Organic luminescent elements containing organic electroluminescent (EL) materials (hereinafter, also referred to as “organic EL elements”) are thin perfect solid-state elements that can radiate light in response to a low voltage of several to several tens of volts and have many advantages such as high luminance, high luminescent efficiency, small thickness, and small weight. Such organic EL elements have drawn attention as backlights in various displays, display boards of notices and emergency lights, and surface-emitting luminescent bodies of light sources for lighting.

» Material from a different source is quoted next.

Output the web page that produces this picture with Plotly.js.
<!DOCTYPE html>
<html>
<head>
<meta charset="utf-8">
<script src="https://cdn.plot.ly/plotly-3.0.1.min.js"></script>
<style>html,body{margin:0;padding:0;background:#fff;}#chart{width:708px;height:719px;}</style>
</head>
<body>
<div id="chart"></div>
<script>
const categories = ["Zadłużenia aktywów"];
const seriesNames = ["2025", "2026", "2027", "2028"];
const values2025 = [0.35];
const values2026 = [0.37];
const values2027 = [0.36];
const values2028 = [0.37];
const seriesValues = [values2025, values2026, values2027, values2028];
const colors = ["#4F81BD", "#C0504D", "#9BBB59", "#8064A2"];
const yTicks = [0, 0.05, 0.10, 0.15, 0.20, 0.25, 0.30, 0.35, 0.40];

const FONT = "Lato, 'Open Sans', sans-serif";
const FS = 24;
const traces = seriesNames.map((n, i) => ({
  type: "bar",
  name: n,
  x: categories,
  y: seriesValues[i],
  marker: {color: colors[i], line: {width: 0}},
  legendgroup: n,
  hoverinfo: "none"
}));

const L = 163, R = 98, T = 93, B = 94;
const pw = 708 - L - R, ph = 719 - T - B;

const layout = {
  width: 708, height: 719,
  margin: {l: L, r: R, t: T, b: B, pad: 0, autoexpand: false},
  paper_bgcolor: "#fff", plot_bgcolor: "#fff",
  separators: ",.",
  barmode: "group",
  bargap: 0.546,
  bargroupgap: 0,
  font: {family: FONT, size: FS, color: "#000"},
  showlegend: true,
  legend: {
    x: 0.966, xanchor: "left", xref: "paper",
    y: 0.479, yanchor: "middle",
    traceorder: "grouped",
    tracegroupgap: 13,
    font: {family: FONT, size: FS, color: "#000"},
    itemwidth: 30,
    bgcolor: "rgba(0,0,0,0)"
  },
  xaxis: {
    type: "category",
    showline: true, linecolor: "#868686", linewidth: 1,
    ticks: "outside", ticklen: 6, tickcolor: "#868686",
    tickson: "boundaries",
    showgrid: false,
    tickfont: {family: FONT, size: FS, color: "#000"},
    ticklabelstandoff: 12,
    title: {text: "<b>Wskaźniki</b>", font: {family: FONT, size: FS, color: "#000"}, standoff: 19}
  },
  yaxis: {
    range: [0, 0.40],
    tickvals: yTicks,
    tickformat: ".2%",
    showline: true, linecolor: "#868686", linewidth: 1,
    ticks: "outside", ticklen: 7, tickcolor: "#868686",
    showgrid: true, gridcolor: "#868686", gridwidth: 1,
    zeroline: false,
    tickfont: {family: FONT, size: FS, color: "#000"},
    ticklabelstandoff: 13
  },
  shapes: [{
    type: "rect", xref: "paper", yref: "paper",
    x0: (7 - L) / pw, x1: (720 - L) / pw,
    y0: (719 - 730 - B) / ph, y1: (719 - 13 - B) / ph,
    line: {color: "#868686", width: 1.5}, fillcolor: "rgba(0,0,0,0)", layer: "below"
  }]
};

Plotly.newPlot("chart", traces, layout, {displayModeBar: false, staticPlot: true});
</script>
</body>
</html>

Such an organic EL element includes two electrodes and an organic functional layer that includes at least a light emitting layer and is disposed between the electrodes. The light generated at the light emitting layer passes through one of the electrodes and radiates to the exterior. Accordingly, at least one of the electrodes may be a transparent electrode that transmits light. Organic EL elements generally achieve high luminance from low electric power and have the advantages of superior visibility, a high response rate, a long lifetime, and low power consumption.
A proposed method of forming an emission pattern in such an organic EL element involves irradiating predetermined regions in an organic functional layer with adjusted doses of light so as to modify the functions of the predetermined regions in the organic functional layer, and forming an emission pattern having a gradation of emission luminance levels corresponding to the modified level of the function of the organic functional layer (for example, refer to PTL 1). In such a method, ultraviolet rays are radiated on the presumption that an increase in the cumulative dose, which is the product of ultraviolet intensity and exposure time, causes an increase in the modified level of the function of the organic functional layer.

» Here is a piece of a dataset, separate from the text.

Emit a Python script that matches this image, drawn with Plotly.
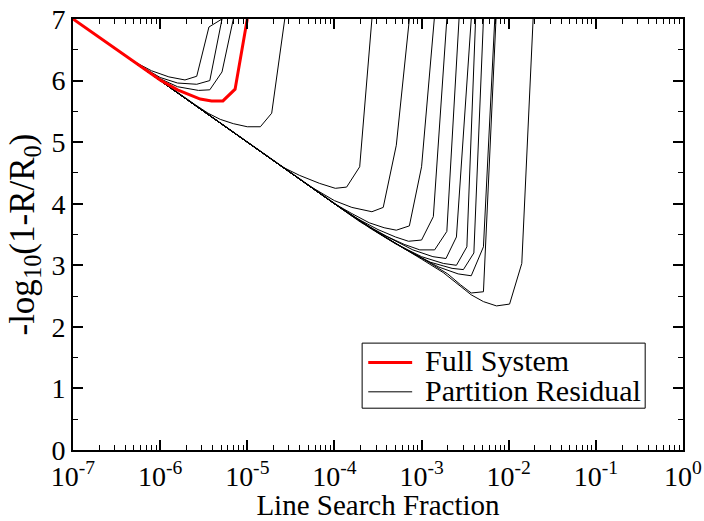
import plotly.graph_objects as go

# shared lower envelope: log10(line search fraction), -log10(1-R/R0)
base_lx = [-7.0, -6.0, -5.0, -4.0, -3.5, -3.25, -3.0, -2.75]
base_y = [7.0, 6.0, 5.0, 4.0, 3.53, 3.32, 3.10, 2.88]

# Full System (red)
full_lx = [-6.5, -6.2, -6.0, -5.8, -5.66, -5.54, -5.41, -5.28, -5.14, -5.0]
full_y = [6.5, 6.2, 6.01, 5.85, 5.77, 5.70, 5.67, 5.67, 5.86, 7.0]

# Partition residuals (black)
pa_lx = [-6.5, -6.3, -6.1, -5.9, -5.715, -5.58, -5.44, -5.29]
pa_y = [6.5, 6.31, 6.16, 6.06, 6.01, 6.07, 6.87, 7.0]
pb_lx = [-6.5, -6.25, -6.0, -5.8, -5.58, -5.43, -5.29]
pb_y = [6.5, 6.26, 6.05, 5.96, 5.94, 6.00, 7.0]
pc_lx = [-6.5, -6.2, -6.0, -5.8, -5.56, -5.43, -5.29, -5.16]
pc_y = [6.5, 6.21, 6.03, 5.90, 5.84, 5.85, 6.14, 7.0]
pd_lx = [-5.8, -5.6, -5.45, -5.31, -5.16, -5.0, -4.85, -4.72, -4.57]
pd_y = [5.80, 5.61, 5.47, 5.37, 5.30, 5.25, 5.25, 5.47, 7.0]
pe_lx = [-4.6, -4.4, -4.17, -3.99, -3.86, -3.71, -3.57]
pe_y = [4.60, 4.46, 4.33, 4.25, 4.27, 4.60, 7.0]
pf_lx = [-4.3, -4.0, -3.8, -3.57, -3.44, -3.29, -3.14]
pf_y = [4.30, 4.05, 3.94, 3.87, 3.94, 4.95, 7.0]
pg_lx = [-4.0, -3.8, -3.6, -3.43, -3.29, -3.14, -3.0, -2.854]
pg_y = [4.00, 3.84, 3.69, 3.61, 3.57, 3.64, 4.60, 7.0]
ph_lx = [-3.9, -3.7, -3.5, -3.3, -3.15, -3.0, -2.865, -2.71]
ph_y = [3.90, 3.73, 3.58, 3.46, 3.39, 3.41, 3.79, 7.0]
pi_lx = [-3.8, -3.6, -3.4, -3.2, -3.02, -2.85, -2.71, -2.57]
pi_y = [3.80, 3.63, 3.47, 3.34, 3.25, 3.25, 3.55, 7.0]
pj_lx = [-3.7, -3.5, -3.3, -3.1, -2.87, -2.72, -2.6, -2.43]
pj_y = [3.70, 3.54, 3.39, 3.25, 3.14, 3.11, 3.46, 7.0]
pk_lx = [-3.6, -3.3, -3.0, -2.75, -2.6, -2.48, -2.38]
pk_y = [3.61, 3.35, 3.14, 3.03, 3.00, 3.30, 7.0]
pl_lx = [-3.5, -3.2, -2.9, -2.65, -2.52, -2.40, -2.29]
pl_y = [3.53, 3.27, 3.05, 2.95, 2.93, 3.20, 7.0]
pm_lx = [-3.4, -3.1, -2.8, -2.58, -2.43, -2.29, -2.16]
pm_y = [3.44, 3.19, 2.97, 2.86, 2.83, 3.30, 7.0]
pp_lx = [-3.3, -3.0, -2.7, -2.55, -2.43, -2.29, -2.146]
pp_y = [3.36, 3.12, 2.86, 2.68, 2.55, 2.57, 7.0]
pn_lx = [-2.75, -2.43, -2.29, -2.14, -1.99, -1.85, -1.72]
pn_y = [2.88, 2.52, 2.41, 2.34, 2.37, 3.03, 7.0]

partitions = [(pa_lx, pa_y), (pb_lx, pb_y), (pc_lx, pc_y), (pd_lx, pd_y),
              (pe_lx, pe_y), (pf_lx, pf_y), (pg_lx, pg_y), (ph_lx, ph_y),
              (pi_lx, pi_y), (pj_lx, pj_y), (pk_lx, pk_y), (pl_lx, pl_y),
              (pm_lx, pm_y), (pp_lx, pp_y), (pn_lx, pn_y)]

x_tick_exp = [-7, -6, -5, -4, -3, -2, -1, 0]
y_ticks = [0, 1, 2, 3, 4, 5, 6, 7]
legend_labels = ["Full System", "Partition Residual"]
legend_colors = ["#ff0000", "black"]
legend_widths = [3, 1]

FONT = "Liberation Serif"


def full_curve(lx, y):
    xs = [10 ** v for v, w in zip(base_lx, base_y) if v < lx[0]]
    ys = [w for v, w in zip(base_lx, base_y) if v < lx[0]]
    return xs + [10 ** v for v in lx], ys + list(y)


fig = go.Figure()
for i, (lx, y) in enumerate(partitions):
    xs, ys = full_curve(lx, y)
    fig.add_trace(go.Scatter(x=xs, y=ys, mode="lines",
                             line=dict(color="black", width=1),
                             name="Partition Residual", showlegend=False))
xs, ys = full_curve(full_lx, full_y)
fig.add_trace(go.Scatter(x=xs, y=ys, mode="lines",
                         line=dict(color="#ff0000", width=3),
                         name="Full System", showlegend=False))

# legend box drawn in paper coordinates
fig.add_shape(type="rect", xref="paper", yref="paper",
              x0=0.474, x1=0.938, y0=0.097, y1=0.248,
              line=dict(color="black", width=1), fillcolor="white", layer="above")
row_y = [0.203, 0.135]
for lab, col, w, ry in zip(legend_labels, legend_colors, legend_widths, row_y):
    fig.add_shape(type="line", xref="paper", yref="paper",
                  x0=0.484, x1=0.556, y0=ry, y1=ry,
                  line=dict(color=col, width=w), layer="above")
    fig.add_annotation(xref="paper", yref="paper", x=0.573, y=ry + 0.004,
                       text=lab, showarrow=False, xanchor="left", yanchor="middle",
                       font=dict(family=FONT, size=30, color="black"))

minor_x = [m * 10 ** e for e in range(-7, 0) for m in range(2, 10)]
minor_y = [v + 0.5 for v in y_ticks[:-1]]

fig.update_layout(
    width=704, height=521,
    margin=dict(l=73, r=21, t=19, b=71),
    paper_bgcolor="white", plot_bgcolor="white",
    font=dict(family=FONT, size=30, color="black"),
    showlegend=False,
    xaxis=dict(type="log", range=[-7, 0], automargin=False,
               tickvals=[10 ** e for e in x_tick_exp],
               ticktext=["10<sup>%d</sup>" % e for e in x_tick_exp],
               ticks="inside", ticklen=10, tickwidth=1.5, tickcolor="black",
               showline=True, linewidth=2, linecolor="black", mirror="allticks",
               showgrid=False, zeroline=False,
               tickfont=dict(family=FONT, size=28),
               minor=dict(tickvals=minor_x, ticks="inside", ticklen=5,
                          tickwidth=1, tickcolor="black", showgrid=False),
               title=dict(text="Line Search Fraction", standoff=5,
                          font=dict(family=FONT, size=29))),
    yaxis=dict(range=[0, 7], tickvals=y_ticks, automargin=False,
               ticks="inside", ticklen=10, tickwidth=1.5, tickcolor="black",
               showline=True, linewidth=2, linecolor="black", mirror="allticks",
               showgrid=False, zeroline=False,
               tickfont=dict(family=FONT, size=28),
               minor=dict(tickvals=minor_y, ticks="inside", ticklen=5,
                          tickwidth=1, tickcolor="black", showgrid=False),
               title=dict(text="-log<sub>10</sub>(1-R/R<sub>0</sub>)", standoff=6,
                          font=dict(family=FONT, size=35))),
)

fig.write_html("out.html")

The inventors discovered that, in formation of an emission pattern in an organic EL element through light irradiation, different relationships between light intensity [W/cm2] and exposure time [s] achieve different modified levels of the function of the organic functional layer, even if the organic EL element is irradiated with a constant cumulative dose [W·s/cm2] of the light.
Thus, irradiation of the organic EL element with focus on only cumulative dose may not yield an emission pattern having a predetermined gradation of emission luminance levels, depending on the relationship between light intensity and exposure time.